Studying and learning daily you grow larger.
Following the Way daily you shrink.
You get smaller and smaller.
So you arrive at not doing.
You do nothing and nothing’s not done.
To run things,
don’t fuss with them.
Nobody who fusses
is fit to run things.
It seems as if Lao Tzu is advocating for ignorance here, but I don’t think that’s true. I think it’s a difficulty of the simplicity of the language.
We grow larger as we learn because the world broadens for us. Once you begin learning, there are so many things to learn!
The distinction, I think–or at least this is how I read it–is that much of what we learn is fruitless for us. Or rather, much of what we learn is ideology. We learn patriotism, capitalism, and how to fit into the gears of the machine that is the capitalist world.
And so much of what we learn can be seen as a learning how to dehumanize us.

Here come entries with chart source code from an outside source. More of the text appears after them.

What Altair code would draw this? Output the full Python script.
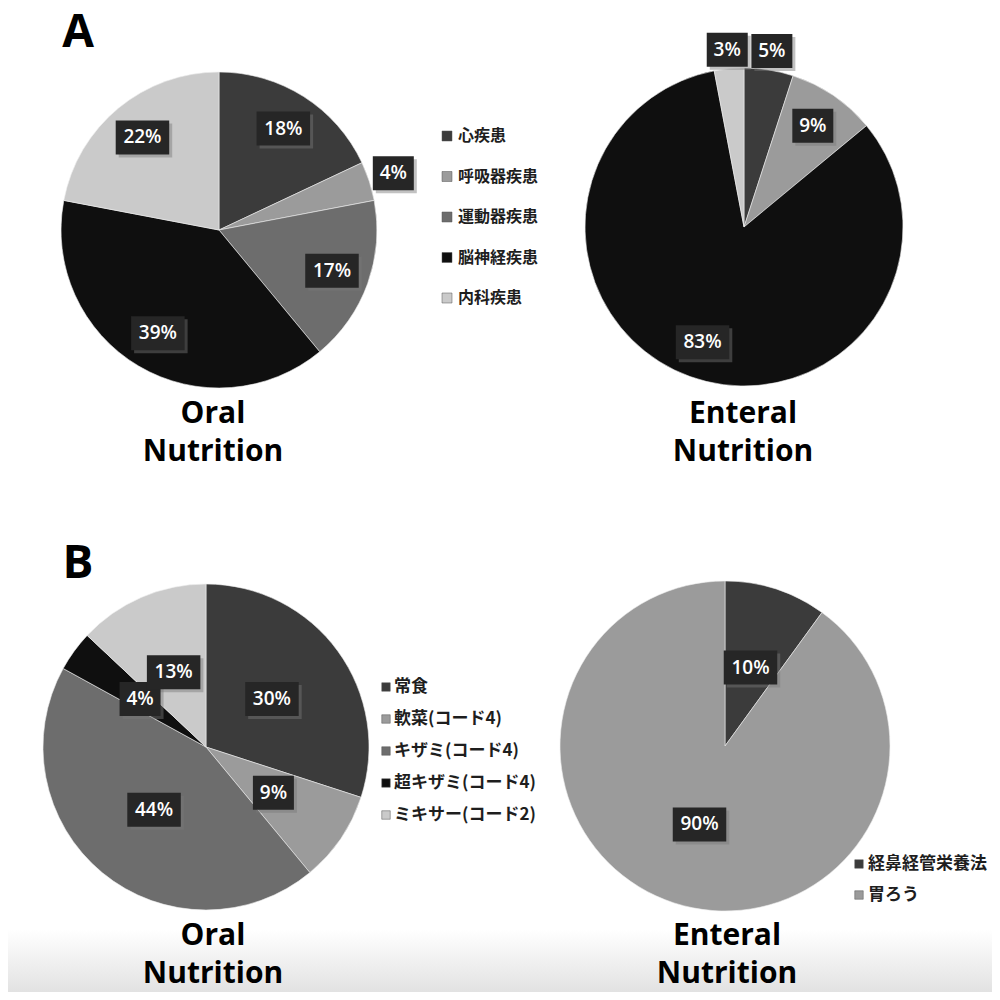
import math
import altair as alt
import pandas as pd

# ---------------- data ----------------
a_cats = ["心疾患", "呼吸器疾患", "運動器疾患", "脳神経疾患", "内科疾患"]
a_oral = [18, 4, 17, 39, 22]
a_enteral = [5, 9, 0, 83, 3]

b_oral_cats = ["常食", "軟菜(コード4)", "キザミ(コード4)", "超キザミ(コード4)", "ミキサー(コード2)"]
b_oral = [30, 9, 44, 4, 13]

b_ent_cats = ["経鼻経管栄養法", "胃ろう"]
b_enteral = [10, 90]

titles = [["Oral", "Nutrition"], ["Enteral", "Nutrition"], ["Oral", "Nutrition"], ["Enteral", "Nutrition"]]
panel_letters = ["A", "B"]

# ---------------- styles ----------------
five_greys = ["#3b3b3b", "#9b9b9b", "#6d6d6d", "#0f0f0f", "#cacaca"]
two_greys = ["#3b3b3b", "#9b9b9b"]

OFF = 8  # page margin
W = H = 984

# pie layout (screen coords): cx, cy, r, inner label radius frac, outer frac, outside threshold
pies = [
    dict(cats=a_cats, vals=a_oral, cols=five_greys, cx=219, cy=230, r=158, rin=0.76, rout=1.16, th=5),
    dict(cats=a_cats, vals=a_enteral, cols=five_greys, cx=744, cy=227, r=159, rin=0.77, rout=1.12, th=5),
    dict(cats=b_oral_cats, vals=b_oral, cols=five_greys, cx=206, cy=747, r=163, rin=0.5, rout=0.5, th=0),
    dict(cats=b_ent_cats, vals=b_enteral, cols=two_greys, cx=725, cy=746, r=165, rin=0.5, rout=0.5, th=0),
]
title_pos = [(213, 423), (743, 423), (213, 945), (727, 945)]
title_lh = 38
letter_pos = [(78, 47), (78, 578)]

legends = [
    dict(cats=a_cats, cols=five_greys, sx=447, tx=458, y0=136, dy=40.5, size=100, fs=16),
    dict(cats=b_oral_cats, cols=five_greys, sx=386, tx=394, y0=687, dy=32, size=72, fs=17),
    dict(cats=b_ent_cats, cols=two_greys, sx=859, tx=868, y0=864, dy=31, size=72, fs=17),
]

XS = alt.Scale(domain=[0, W], range=[0, W])
YS = alt.Scale(domain=[0, H], range=[0, H])


def X(f):
    return alt.X(f"{f}:Q", scale=XS, axis=None)


def Y(f):
    return alt.Y(f"{f}:Q", scale=YS, axis=None)


layers = []

# bottom background gradient
grad = alt.LinearGradient(
    gradient="linear", x1=0, x2=0, y1=0, y2=1,
    stops=[alt.GradientStop(color="#ffffff", offset=0), alt.GradientStop(color="#e2e2e2", offset=1)],
)
layers.append(
    alt.Chart(pd.DataFrame({"a": [0]})).mark_rect(color=grad).encode(
        x=alt.value(0), x2=alt.value(W), y=alt.value(930 - OFF), y2=alt.value(H)
    )
)

label_rows = []
for p in pies:
    rows = []
    for i, (c, v, col) in enumerate(zip(p["cats"], p["vals"], p["cols"])):
        if v > 0:
            rows.append({"cat": c, "val": v, "color": col, "idx": i})
    df = pd.DataFrame(rows)
    layers.append(
        alt.Chart(df).mark_arc(outerRadius=p["r"], stroke="#eeeeee", strokeWidth=0.6).encode(
            theta=alt.Theta("val:Q", stack=True, scale=alt.Scale(domain=[0, 100])),
            order=alt.Order("idx:Q", sort="ascending"),
            color=alt.Color("color:N", scale=None),
            x=alt.value(p["cx"] - OFF),
            y=alt.value(p["cy"] - OFF),
        )
    )
    total = float(sum(p["vals"]))
    cum = 0.0
    for r_ in rows:
        v = r_["val"]
        a = (cum + v / 2) / total * 2 * math.pi
        cum += v
        frac = p["rout"] if v <= p["th"] else p["rin"]
        R = p["r"] * frac
        x = p["cx"] + R * math.sin(a) - OFF
        y = p["cy"] - R * math.cos(a) - OFF
        txt = f"{v}%"
        w = 16 + 12.5 * len(txt)
        h = 34
        label_rows.append({"x": x, "y": y, "txt": txt,
                           "x1": x - w / 2, "x2": x + w / 2, "y1": y - h / 2, "y2": y + h / 2,
                           "sx1": x - w / 2 + 3, "sx2": x + w / 2 + 3, "sy1": y - h / 2 + 3, "sy2": y + h / 2 + 3})

ldf = pd.DataFrame(label_rows)
layers.append(
    alt.Chart(ldf).mark_rect(color="#777777", opacity=0.45).encode(
        x=X("sx1"), x2="sx2", y=Y("sy1"), y2="sy2"
    )
)
layers.append(
    alt.Chart(ldf).mark_rect(color="#262626").encode(
        x=X("x1"), x2="x2", y=Y("y1"), y2="y2"
    )
)
layers.append(
    alt.Chart(ldf).mark_text(color="white", font="Open Sans", fontSize=19, fontWeight=600,
                             baseline="middle", align="center").encode(
        x=X("x"), y=Y("y"), text="txt:N"
    )
)

# legends
leg_rows = []
for lg in legends:
    for i, (c, col) in enumerate(zip(lg["cats"], lg["cols"])):
        y = lg["y0"] + i * lg["dy"] - OFF
        leg_rows.append({"sx": lg["sx"] - OFF, "tx": lg["tx"] - OFF, "y": y, "cat": c,
                         "color": col, "size": lg["size"], "fs": lg["fs"]})
gdf = pd.DataFrame(leg_rows)
layers.append(
    alt.Chart(gdf).mark_square(opacity=1, stroke="#555555", strokeWidth=0.5).encode(
        x=X("sx"), y=Y("y"), color=alt.Color("color:N", scale=None),
        size=alt.Size("size:Q", scale=None)
    )
)
layers.append(
    alt.Chart(gdf).mark_text(font="Noto Sans CJK JP", fontWeight="bold", color="#1e1e1e",
                             align="left", baseline="middle").encode(
        x=X("tx"), y=Y("y"), text="cat:N", size=alt.Size("fs:Q", scale=None)
    )
)

# titles
t_rows = []
for (tx, ty), lines in zip(title_pos, titles):
    for j, line in enumerate(lines):
        t_rows.append({"x": tx - OFF, "y": ty + j * title_lh - OFF, "t": line})
tdf = pd.DataFrame(t_rows)
layers.append(
    alt.Chart(tdf).mark_text(font="Open Sans", fontWeight="bold", fontSize=30, color="#000000",
                             align="center", baseline="alphabetic").encode(
        x=X("x"), y=Y("y"), text="t:N"
    )
)

# panel letters
pdf = pd.DataFrame({"x": [p[0] - OFF for p in letter_pos], "y": [p[1] - OFF for p in letter_pos],
                    "t": panel_letters})
layers.append(
    alt.Chart(pdf).mark_text(font="Open Sans", fontWeight="bold", fontSize=46, color="#000000",
                             align="center", baseline="alphabetic").encode(
        x=X("x"), y=Y("y"), text="t:N"
    )
)

chart = alt.layer(*layers).properties(
    width=W, height=H, padding=0, autosize=alt.AutoSizeParams(type="none")
).configure_view(stroke=None)

chart.save("out.html", embed_options={"renderer": "svg", "actions": False})
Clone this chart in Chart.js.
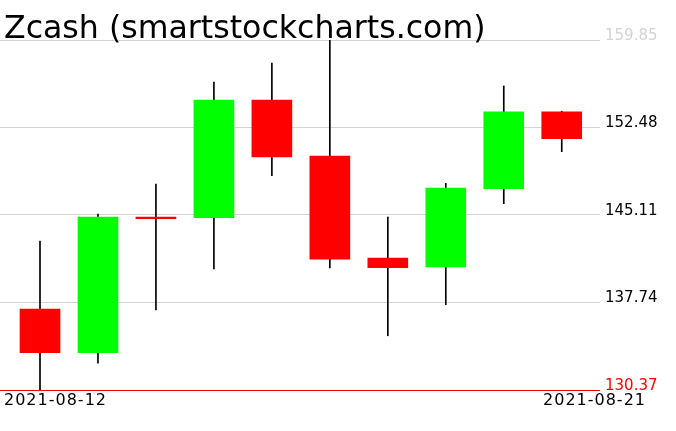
<!DOCTYPE html>
<html>
<head>
<meta charset="utf-8">
<script src="https://cdn.jsdelivr.net/npm/chart.js@4"></script>
<style>
    html, body { margin: 0; padding: 0; background: #fff; }
    #wrap { width: 676px; height: 431px; position: relative; }
</style>
</head>
<body>
<div id="wrap"><canvas id="koersGrafiek"></canvas></div>
<script>
const titel = "Zcash (smartstockcharts.com)";
const datums = ["2021-08-12", "2021-08-13", "2021-08-14", "2021-08-15", "2021-08-16",
                "2021-08-17", "2021-08-18", "2021-08-19", "2021-08-20", "2021-08-21"];
const open  = [137.19, 133.51, 144.94, 144.88, 154.80, 150.08, 141.49, 140.73, 147.32, 153.79];
const hoog  = [142.92, 145.19, 147.72, 156.31, 157.91, 159.85, 144.94, 147.78, 155.98, 153.85];
const laag  = [130.37, 132.62, 137.11, 140.56, 148.42, 140.65, 134.94, 137.55, 146.06, 150.44];
const slot  = [133.51, 144.94, 144.80, 154.80, 150.00, 141.40, 140.67, 147.38, 153.79, 151.54];
const yTicks = [130.37, 137.74, 145.11, 152.48, 159.85];

const lettertype = "'DejaVu Sans', sans-serif";

const lichamen = datums.map((d, i) => ({ x: i, y: [open[i], slot[i]] }));
const lonten = datums.map((d, i) => ({ x: i, y: [laag[i], hoog[i]] }));
const kleuren = datums.map((d, i) => slot[i] >= open[i] ? "#00ff00" : "#ff0000");

// titel en de twee datums worden los op het canvas gezet
const tekstPlugin = {
    id: "tekstPlugin",
    afterDraw(chart) {
        const ctx = chart.ctx;
        ctx.save();
        ctx.fillStyle = "#000";
        ctx.font = "31.6px " + lettertype;
        ctx.textBaseline = "alphabetic";
        ctx.textAlign = "left";
        ctx.fillText(titel, 4, 38);
        ctx.font = "16px " + lettertype;
        ctx.letterSpacing = "1px";
        ctx.textBaseline = "top";
        ctx.fillText(datums[0], 4, 393);
        ctx.textAlign = "right";
        ctx.fillText(datums[datums.length - 1], 646, 393);
        ctx.restore();
    }
};

new Chart(document.getElementById("koersGrafiek"), {
    type: "bar",
    data: {
        datasets: [
            {
                label: "lont",
                data: lonten,
                backgroundColor: "#000",
                barThickness: 1,
                grouped: false,
                order: 2,
            },
            {
                label: "lichaam",
                data: lichamen,
                backgroundColor: kleuren,
                barThickness: 40,
                grouped: false,
                order: 1,
            },
        ],
    },
    options: {
        responsive: true,
        maintainAspectRatio: false,
        animation: false,
        layout: { padding: { top: 40, bottom: 41, left: 0, right: 0 } },
        plugins: {
            legend: { display: false },
            tooltip: { enabled: false },
            title: { display: false },
        },
        scales: {
            x: {
                type: "linear",
                display: false,
                offset: false,
                min: -0.69,
                max: 9.66,
            },
            y: {
                position: "right",
                min: 130.37,
                max: 159.85,
                z: 1,
                afterBuildTicks: (as) => { as.ticks = yTicks.map(v => ({ value: v })); },
                afterFit: (as) => { as.width = 76; },
                border: { display: false },
                grid: {
                    drawTicks: false,
                    color: (c) => c.tick && c.tick.value === 130.37 ? "#ff0000" : "#d3d3d3",
                },
                ticks: {
                    padding: 5,
                    labelOffset: -4,
                    font: { family: lettertype, size: 15 },
                    color: (c) => {
                        if (c.tick.value === 130.37) return "#ff0000";
                        if (c.tick.value === 159.85) return "#d3d3d3";
                        return "#000";
                    },
                    callback: (v) => v.toFixed(2),
                },
            },
        },
    },
    plugins: [tekstPlugin],
});
</script>
</body>
</html>
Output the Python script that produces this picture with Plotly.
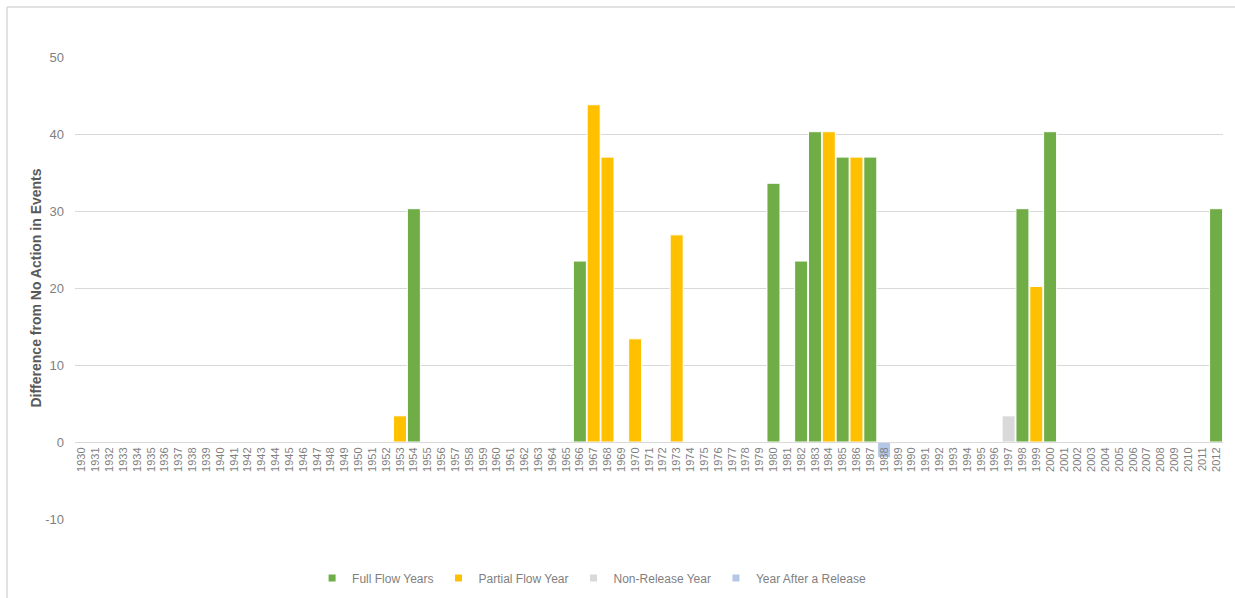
import plotly.graph_objects as go

# Water years shown on the category axis
years = [str(y) for y in range(1930, 2013)]

# Difference from No Action, by release type
full_flow_years = ["1954", "1966", "1980", "1982", "1983", "1985", "1987", "1998", "2000", "2012"]
full_flow_values = [30.3, 23.5, 33.6, 23.5, 40.3, 37.0, 37.0, 30.3, 40.3, 30.3]

partial_flow_years = ["1953", "1967", "1968", "1970", "1973", "1984", "1986", "1999"]
partial_flow_values = [3.4, 43.8, 37.0, 13.4, 26.9, 40.3, 37.0, 20.2]

non_release_years = ["1997"]
non_release_values = [3.4]

after_release_years = ["1988"]
after_release_values = [-2.0]

# y-axis ticks (plain hyphen for negatives)
y_ticks = [-10, 0, 10, 20, 30, 40, 50]
y_tick_labels = ["-10", "0", "10", "20", "30", "40", "50"]

series = [
    ("Full Flow Years", full_flow_years, full_flow_values, "#70ad47"),
    ("Partial Flow Year", partial_flow_years, partial_flow_values, "#ffc000"),
    ("Non-Release Year", non_release_years, non_release_values, "#d9d9d9"),
    ("Year After a Release", after_release_years, after_release_values, "#b4c7e7"),
]

SANS = "Liberation Sans, Arial, sans-serif"
TEXT_GREY = "#7f7f7f"
GRID = "#d9d9d9"

fig = go.Figure()
for name, xs, ys, color in series:
    fig.add_trace(go.Bar(
        x=xs, y=ys, name=name, showlegend=False,
        marker=dict(color=color, line=dict(color="white", width=1)),
    ))
# small square legend keys
for name, xs, ys, color in series:
    fig.add_trace(go.Scatter(
        x=[None], y=[None], mode="markers", name=name,
        marker=dict(symbol="square", size=7, color=color),
    ))

W, H = 1235, 598
L, R, T, B = 75, 12, 57, 79
pw, ph = W - L - R, H - T - B

def px_x(x):
    return (x - L) / pw

def px_y(y):
    return (H - B - y) / ph

y_min, y_max = -10, 50

fig.update_layout(
    width=W, height=H,
    margin=dict(l=L, r=R, t=T, b=B, autoexpand=False),
    paper_bgcolor="white", plot_bgcolor="white",
    barmode="overlay", bargap=0.06,
    showlegend=True,
    legend=dict(
        orientation="h", x=0.45, xanchor="center", y=px_y(578), yanchor="middle",
        font=dict(family=SANS, size=12, color=TEXT_GREY),
        itemwidth=30, tracegroupgap=0,
    ),
    xaxis=dict(
        type="category", categoryorder="array", categoryarray=years,
        range=[-0.5, len(years) - 0.5],
        anchor="free", position=(0 - y_min) / (y_max - y_min),
        showline=True, linecolor=GRID, linewidth=1,
        showgrid=False, ticks="", tickangle=-90,
        tickfont=dict(family=SANS, size=11, color=TEXT_GREY),
    ),
    yaxis=dict(
        range=[y_min, y_max], tickmode="array",
        tickvals=y_ticks, ticktext=y_tick_labels,
        showgrid=True, gridcolor=GRID, gridwidth=1,
        zeroline=True, zerolinecolor=GRID, zerolinewidth=1,
        ticks="", ticklabelstandoff=10,
        tickfont=dict(family=SANS, size=13, color=TEXT_GREY),
        title=dict(
            text="<b>Difference from No Action in Events</b>",
            font=dict(family=SANS, size=14, color="#595959"),
            standoff=0,
        ),
    ),
    shapes=[
        dict(type="line", xref="paper", yref="paper",
             x0=px_x(7), x1=px_x(W + 5), y0=px_y(7), y1=px_y(7),
             line=dict(color=GRID, width=1.5)),
        dict(type="line", xref="paper", yref="paper",
             x0=px_x(7), x1=px_x(7), y0=px_y(7), y1=px_y(H + 5),
             line=dict(color=GRID, width=1.5)),
    ],
)

fig.write_html("out.html")
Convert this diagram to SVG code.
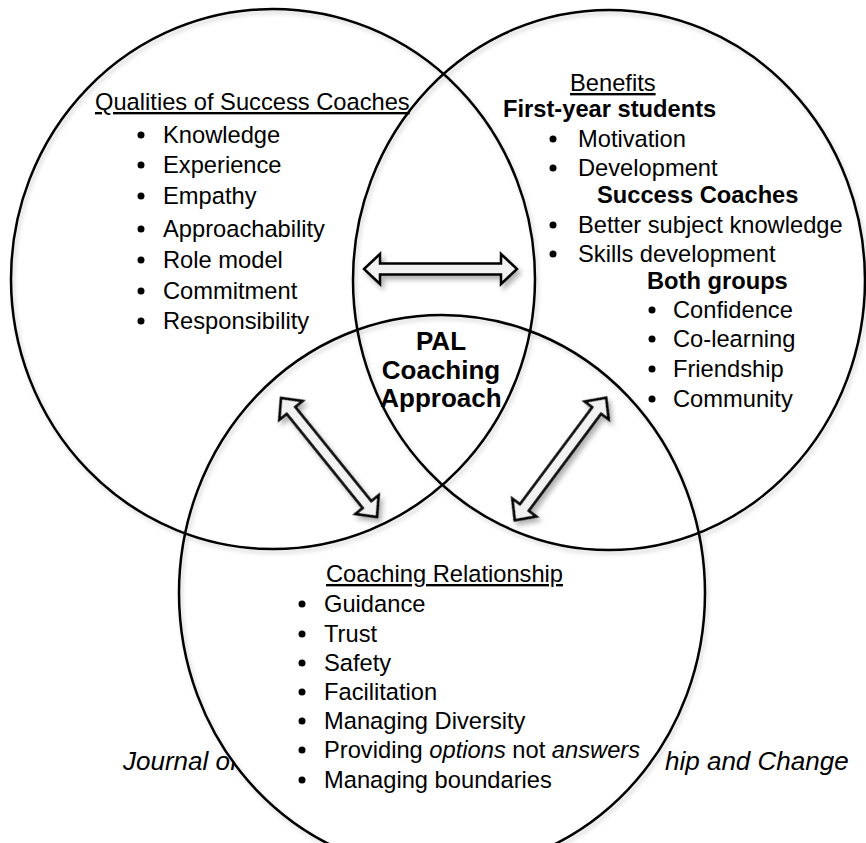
<svg xmlns="http://www.w3.org/2000/svg" width="866" height="843" viewBox="0 0 866 843">
<defs>
<filter id="sh" x="-10%" y="-10%" width="130%" height="130%">
<feDropShadow dx="3" dy="4" stdDeviation="2.5" flood-color="#000" flood-opacity="0.3"/>
</filter>
<filter id="csh" x="-10%" y="-10%" width="130%" height="130%">
<feDropShadow dx="2" dy="3" stdDeviation="2" flood-color="#000" flood-opacity="0.18"/>
</filter>
<path id="darrow" d="M-76.5,0 L-60.5,-15 L-60.5,-5.5 L60.5,-5.5 L60.5,-15 L76.5,0 L60.5,15 L60.5,5.5 L-60.5,5.5 L-60.5,15 Z"/>
</defs>
<style>
text{font-family:"Liberation Sans",Arial,sans-serif;font-size:23.7px;fill:#000}
.b{font-weight:bold}
.u{text-decoration:underline}
.i{font-style:italic}
.j{font-style:italic;font-size:26px}
.big{font-weight:bold;font-size:26px}
.ring{fill:none;stroke:#000;stroke-width:2.5}
.arr{fill:#f2f2f2;stroke:#000;stroke-width:2.5;stroke-linejoin:miter}
</style>
<rect width="866" height="843" fill="#fff"/>
<g id="journal">
<text class="j" x="123" y="770">Journal of</text>
<text class="j" x="665" y="770">hip and Change</text>
</g>
<ellipse cx="442" cy="593" rx="263" ry="278" fill="#fff"/>
<g id="circles" filter="url(#csh)">
<ellipse id="c-left" class="ring" cx="273" cy="279" rx="262" ry="270"/>
<ellipse id="c-right" class="ring" cx="609" cy="280" rx="256" ry="270"/>
<ellipse id="c-bottom" class="ring" cx="442" cy="593" rx="263" ry="278"/>
</g>
<g id="qualities">
<text class="u" x="95" y="110">Qualities of Success Coaches</text>
<circle cx="141" cy="135" r="3.5"/><text x="163" y="143">Knowledge</text>
<circle cx="141" cy="165" r="3.5"/><text x="163" y="173">Experience</text>
<circle cx="141" cy="196" r="3.5"/><text x="163" y="204">Empathy</text>
<circle cx="141" cy="229" r="3.5"/><text x="163" y="237">Approachability</text>
<circle cx="141" cy="260" r="3.5"/><text x="163" y="268">Role model</text>
<circle cx="141" cy="291" r="3.5"/><text x="163" y="299">Commitment</text>
<circle cx="141" cy="321" r="3.5"/><text x="163" y="329">Responsibility</text>
</g>
<g id="benefits">
<text class="u" x="570" y="91">Benefits</text>
<text class="b" x="503" y="117">First-year students</text>
<circle cx="553" cy="139" r="3.5"/><text x="578" y="147">Motivation</text>
<circle cx="553" cy="168" r="3.5"/><text x="578" y="176">Development</text>
<text class="b" x="597" y="203">Success Coaches</text>
<circle cx="553" cy="225" r="3.5"/><text x="578" y="233">Better subject knowledge</text>
<circle cx="553" cy="254" r="3.5"/><text x="578" y="262">Skills development</text>
<text class="b" x="647" y="289">Both groups</text>
<circle cx="652" cy="310" r="3.5"/><text x="673" y="318">Confidence</text>
<circle cx="652" cy="339" r="3.5"/><text x="673" y="347">Co-learning</text>
<circle cx="652" cy="369" r="3.5"/><text x="673" y="377">Friendship</text>
<circle cx="652" cy="399" r="3.5"/><text x="673" y="407">Community</text>
</g>
<g id="relationship">
<text class="u" x="326" y="582">Coaching Relationship</text>
<circle cx="302" cy="604" r="3.5"/><text x="324" y="612">Guidance</text>
<circle cx="302" cy="634" r="3.5"/><text x="324" y="642">Trust</text>
<circle cx="302" cy="663" r="3.5"/><text x="324" y="671">Safety</text>
<circle cx="302" cy="692" r="3.5"/><text x="324" y="700">Facilitation</text>
<circle cx="302" cy="721" r="3.5"/><text x="324" y="729">Managing Diversity</text>
<circle cx="302" cy="750" r="3.5"/><text x="324" y="758">Providing <tspan class="i">options</tspan> not <tspan class="i">answers</tspan></text>
<circle cx="302" cy="780" r="3.5"/><text x="324" y="788">Managing boundaries</text>
</g>
<g id="center">
<text class="big" x="441" y="350" text-anchor="middle">PAL</text>
<text class="big" x="441" y="379" text-anchor="middle">Coaching</text>
<text class="big" x="441" y="407" text-anchor="middle">Approach</text>
</g>
<g id="connectors" filter="url(#sh)">
<use href="#darrow" class="arr" transform="translate(440.5,269)"/>
<use href="#darrow" class="arr" transform="translate(329,457.5) rotate(51.1)"/>
<use href="#darrow" class="arr" transform="translate(560.5,459) rotate(-53.3)"/>
</g>
</svg>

It’s something I’ve always struggled with when it comes to most philosophy. For thousands of years, philosophers and theologians have argued for the necessity of war and slavery and abuse. They’ve made arguments that brush off the extreme human cost of civilization’s policies. And yet, any child understands what cruelty is, and why it’s better to be kind than to be cruel.
And so we teach ourselves to be cruel.
The Tao offers a different way.
And though I don’t know if this is what Lao Tzu means in this poem, it makes sense to me in this manner.
The goal is not to become ignorant. It’s to understand what teachings matter, which ones are valuable.